OC: He’s been hit a lot less the second half. Was it a matter of him getting comfortable in that league that allowed him to find that level of improvement?

KL: I think his focus is better. A lot of these younger guys don’t understand as they start out the importance of situations and making your pitches. They just give up runs because they didn’t think through the situation beforehand. He’s come to understand the big pitches he has to make and not to get lazy with your thinking and to throw a pitch that doesn’t have any intent. Learning to do that with every pitch that you throw is really a grind and a lot of guys don’t learn how to do that right away. I think both in Holmes and Puk’s situation, they are learning to execute pitches one pitch at a time. It’s simple and clichéd, but it really is important to learn how to do that.

OC: Heath Fillmyer has really pitched well the second half, as well. He doesn’t strike-out a lot of guys. Do you think that sinker still gives him a chance to start in the big leagues even if he doesn’t get a ton of swing-and-miss?

KL: He’s at that stage where the other day he had a bases-loaded, nobody out and he found a way to get out of it. That was part of the goal for him was to learn how to pitch and he’s learning how to do that and work himself out of jams. The groundball is always the pitcher’s best friend. He changes speeds well. He’s a grinder. He has given us a lot of innings. Certainly from the guy who started out in Beloit a couple of years ago and struggled so mightily, he’s really matured. He was the position player who hadn’t pitched much. Now he’s the pitcher who is an excellent fielder

OC: How do you feel Sean Murphy has been able to handle a more veteran staff and a more veteran league in his first full year as a pro?
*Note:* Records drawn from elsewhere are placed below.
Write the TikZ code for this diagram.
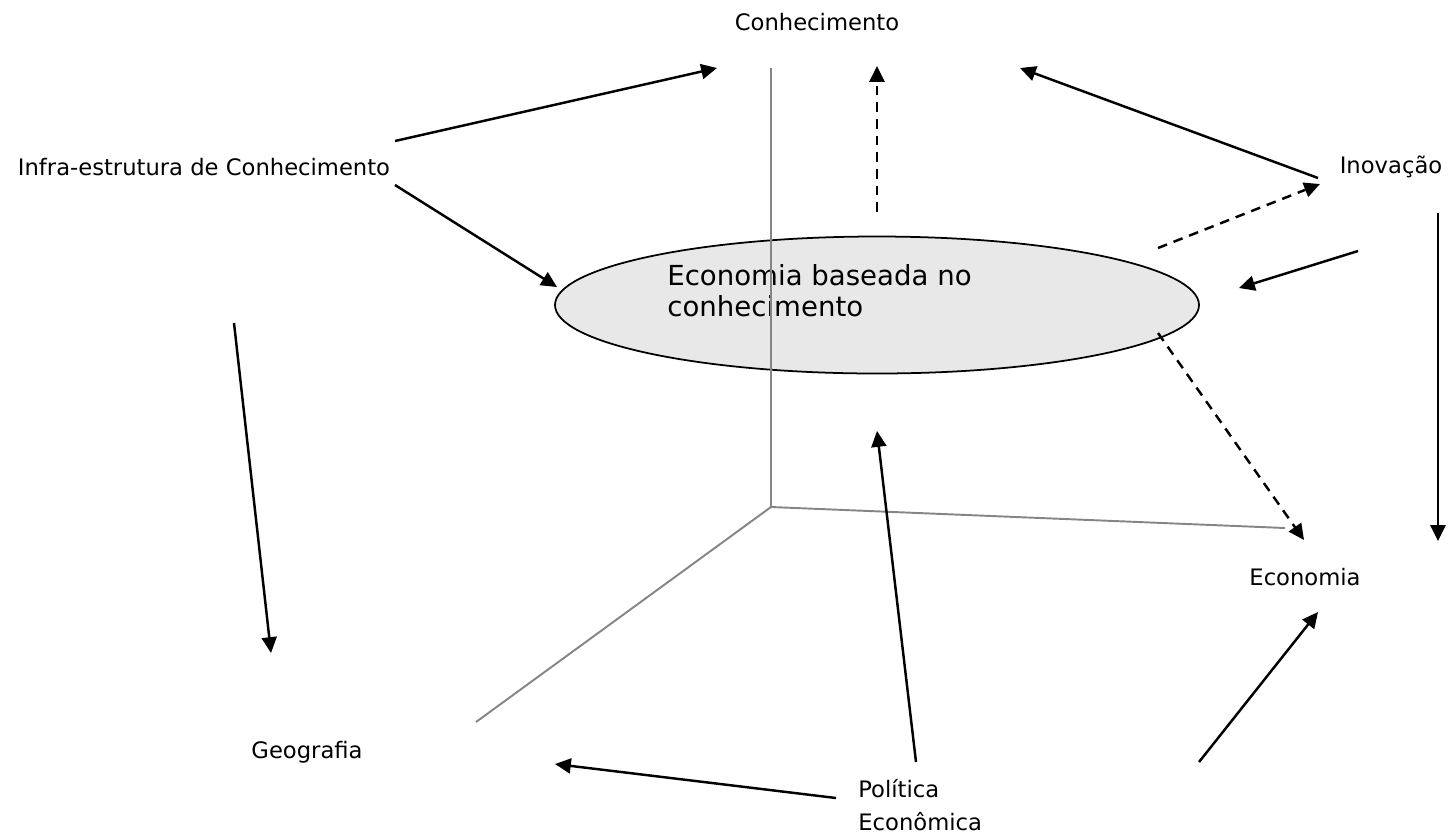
\documentclass[tikz,border=0pt]{standalone}
\usepackage{fontspec}
\setmainfont{DejaVu Sans}
\usetikzlibrary{arrows.meta,shapes.geometric}
\begin{document}
\begin{tikzpicture}[x=0.02cm,y=-0.02cm,
  lbl/.style={inner sep=0pt,font=\fontsize{12.9}{19.2}\selectfont},
  arr/.style={line width=1.4pt,-{Triangle[length=9pt,width=8.5pt]}},
  darr/.style={arr,dash pattern=on 5.5pt off 4pt},
  axis/.style={draw=black!48,line width=1.1pt}]
\useasboundingbox (0,0) rectangle (1449,836);
% nodes
\node[lbl] (kn) at (817,22) {Conhecimento};
\node[lbl] (infra) at (204,167) {Infra-estrutura de Conhecimento};
\node[lbl] (inov) at (1391,167) {Inovação};
\node[lbl] (econ) at (1305,577) {Economia};
\node[lbl] (geo) at (307,752) {Geografia};
\node[lbl,align=left,anchor=west] (pol) at (858,805) {Política\\Econômica};
\node[ellipse,draw=black,line width=1pt,fill=black!9,minimum width=644*0.02cm,minimum height=137*0.02cm,inner sep=0pt] (ell) at (877,305) {};
\node[inner sep=0pt,anchor=west,align=left,font=\fontsize{15.7}{17.6}\selectfont] (elltext) at (667,291) {Economia baseada no\\conhecimento};
% axes
\coordinate (o) at (771,507);
\coordinate (ztop) at (771,68);
\coordinate (xend) at (1285,528);
\coordinate (yend) at (476,722);
\draw[axis] (ztop) -- (o) -- (xend);
\draw[axis] (o) -- (yend);
% arrow endpoints
\coordinate (a1s) at (395,141); \coordinate (a1e) at (717,68);
\coordinate (a2s) at (1318,178); \coordinate (a2e) at (1020,68);
\coordinate (a3s) at (395,185); \coordinate (a3e) at (557,287);
\coordinate (a4s) at (1358,251); \coordinate (a4e) at (1239,288);
\coordinate (a5s) at (1438,213); \coordinate (a5e) at (1438,541);
\coordinate (a6s) at (234,323); \coordinate (a6e) at (271,653);
\coordinate (a7s) at (916,762); \coordinate (a7e) at (877,431);
\coordinate (a8s) at (836,798); \coordinate (a8e) at (555,764);
\coordinate (a9s) at (1199,762); \coordinate (a9e) at (1318,612);
\coordinate (d1s) at (877,212); \coordinate (d1e) at (877,66);
\coordinate (d2s) at (1158,248); \coordinate (d2e) at (1320,184);
\coordinate (d3s) at (1158,333); \coordinate (d3e) at (1304,540);
\draw[arr] (a1s) -- (a1e);
\draw[arr] (a2s) -- (a2e);
\draw[arr] (a3s) -- (a3e);
\draw[arr] (a4s) -- (a4e);
\draw[arr] (a5s) -- (a5e);
\draw[arr] (a6s) -- (a6e);
\draw[arr] (a7s) -- (a7e);
\draw[arr] (a8s) -- (a8e);
\draw[arr] (a9s) -- (a9e);
\draw[darr] (d1s) -- (d1e);
\draw[darr] (d2s) -- (d2e);
\draw[darr] (d3s) -- (d3e);
\end{tikzpicture}
\end{document}
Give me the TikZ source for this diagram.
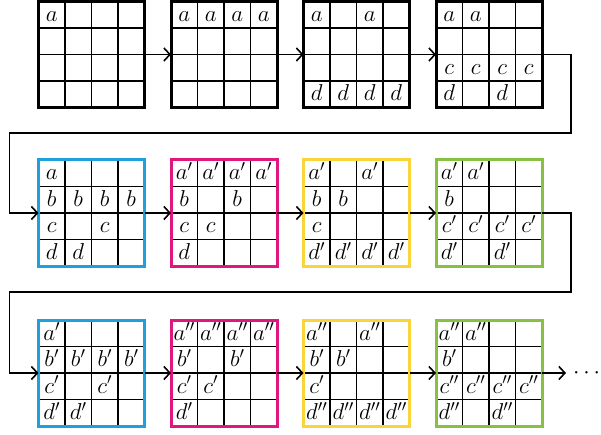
\RequirePackage{fix-cm}
\documentclass[tikz,border=0pt]{standalone}
\usetikzlibrary{arrows.meta}
\definecolor{cblue}{HTML}{1BA2DC}
\definecolor{cpink}{HTML}{E0177E}
\definecolor{cyellow}{HTML}{F9D43A}
\definecolor{cgreen}{HTML}{85C143}
\newcommand\cellgrid[5]{%
  \foreach \i in {1,2,3} {
    \draw[gridline] ({#2+\i*26.5},#3) -- ({#2+\i*26.5},{#3+106});
    \draw[gridline] (#2,{#3+\i*26.5}) -- ({#2+106},{#3+\i*26.5});
  }
  \foreach \c/\r/\t in {#5} {
    \node[lab] at ({#2+\c*26.5-13.25},{#3+\r*26.5-6.5}) {\fontsize{23}{27}\selectfont$\t$};
  }
  \node[gridframe, draw=#4] (#1) at ({#2+53},{#3+53}) {};
}
\begin{document}
\begin{tikzpicture}[x=1pt,y=-1pt,
  gridline/.style={line width=1.2pt, black},
  gridframe/.style={line width=3pt, minimum size=106pt, inner sep=0pt, outer sep=0pt, shape=rectangle},
  lab/.style={anchor=base, inner sep=0pt},
  conn/.style={line width=1.6pt, -{Straight Barb[length=6pt,width=13pt,line width=1.6pt]}}]
\useasboundingbox (0,0) rectangle (601,435);
% row 1
\cellgrid{g11}{38.5}{1.5}{black}{1/1/a}
\cellgrid{g12}{171}{1.5}{black}{1/1/a,2/1/a,3/1/a,4/1/a}
\cellgrid{g13}{303.5}{1.5}{black}{1/1/a,3/1/a,1/4/d,2/4/d,3/4/d,4/4/d}
\cellgrid{g14}{436}{1.5}{black}{1/1/a,2/1/a,1/3/c,2/3/c,3/3/c,4/3/c,1/4/d,3/4/d}
% row 2
\cellgrid{g21}{38.5}{160}{cblue}{1/1/a,1/2/b,2/2/b,3/2/b,4/2/b,1/3/c,3/3/c,1/4/d,2/4/d}
\cellgrid{g22}{171}{160}{cpink}{1/1/a',2/1/a',3/1/a',4/1/a',1/2/b,3/2/b,1/3/c,2/3/c,1/4/d}
\cellgrid{g23}{303.5}{160}{cyellow}{1/1/a',3/1/a',1/2/b,2/2/b,1/3/c,1/4/d',2/4/d',3/4/d',4/4/d'}
\cellgrid{g24}{436}{160}{cgreen}{1/1/a',2/1/a',1/2/b,1/3/c',2/3/c',3/3/c',4/3/c',1/4/d',3/4/d'}
% row 3
\cellgrid{g31}{38.5}{320}{cblue}{1/1/a',1/2/b',2/2/b',3/2/b',4/2/b',1/3/c',3/3/c',1/4/d',2/4/d'}
\cellgrid{g32}{171}{320}{cpink}{1/1/a'',2/1/a'',3/1/a'',4/1/a'',1/2/b',3/2/b',1/3/c',2/3/c',1/4/d'}
\cellgrid{g33}{303.5}{320}{cyellow}{1/1/a'',3/1/a'',1/2/b',2/2/b',1/3/c',1/4/d'',2/4/d'',3/4/d'',4/4/d''}
\cellgrid{g34}{436}{320}{cgreen}{1/1/a'',2/1/a'',1/2/b',1/3/c'',2/3/c'',3/3/c'',4/3/c'',1/4/d'',3/4/d''}
% arrows within rows
\draw[conn] (g11) -- (g12);
\draw[conn] (g12) -- (g13);
\draw[conn] (g13) -- (g14);
\draw[conn] (g21) -- (g22);
\draw[conn] (g22) -- (g23);
\draw[conn] (g23) -- (g24);
\draw[conn] (g31) -- (g32);
\draw[conn] (g32) -- (g33);
\draw[conn] (g33) -- (g34);
% wrap connectors
\coordinate (r1) at (571,133);
\coordinate (l1) at (9.5,133);
\coordinate (r2) at (571,292);
\coordinate (l2) at (9.5,292);
\draw[conn] (g14.east) -| (r1) -- (l1) |- (g21.west);
\draw[conn] (g24.east) -| (r2) -- (l2) |- (g31.west);
% continuation
\node[anchor=base west, inner sep=0pt] (dots) at (573,378) {\fontsize{23}{27}\selectfont$\cdots$};
\draw[conn] (g34.east) -- ([xshift=-7pt]dots.west |- g34.east);
\end{tikzpicture}
\end{document}
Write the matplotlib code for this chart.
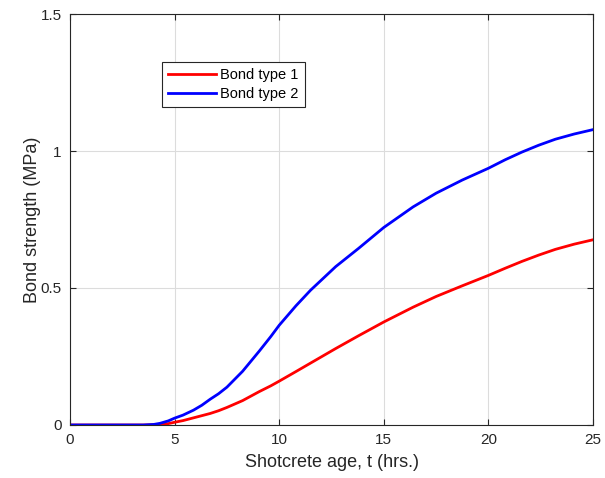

KL: I think it’s been a great opportunity for him to catch these guys. Considering that he didn’t have a chance to catch that much last year in Vermont. He had a big league camp and then was hurt early in the season in Stockton, so he really has very little upper-level experience. That’s why he’s such a unique guy that he can go to Double-A and lead that staff. He’s done a really good job with that. He has a rapport with the pitcher and he knows how to get them on the same page. If he wants a breaking ball in the dirt, he’ll over-emphasize it. You watch a lot of good catchers who are very definitive with their movements behind the plate – whether they want the ball down or up in the ‘zone. He leads the guys well. I think he is a big reason why they are doing well in Midland.

OC: Was it good to be able to reward Casey Meisner with a promotion to Midland after a couple of frustrating years in Stockton?

KL: I think sometimes the grind is better than the promotion. Working through things. Getting yourself to a place where you have to continue to battle and fight your way out. That’s what he did. The promotion came after he exhibited the ability to use his pitches to limit the number of walks – that’s always been an issue with him – and compete. He’s gone out there and done that. He’s certainly better. Sometimes it is better to work through a problem and really solve it before you prematurely send him and he has to work through it all again [at the next level]. I think he has improved quickly this year and I think that experience has helped him.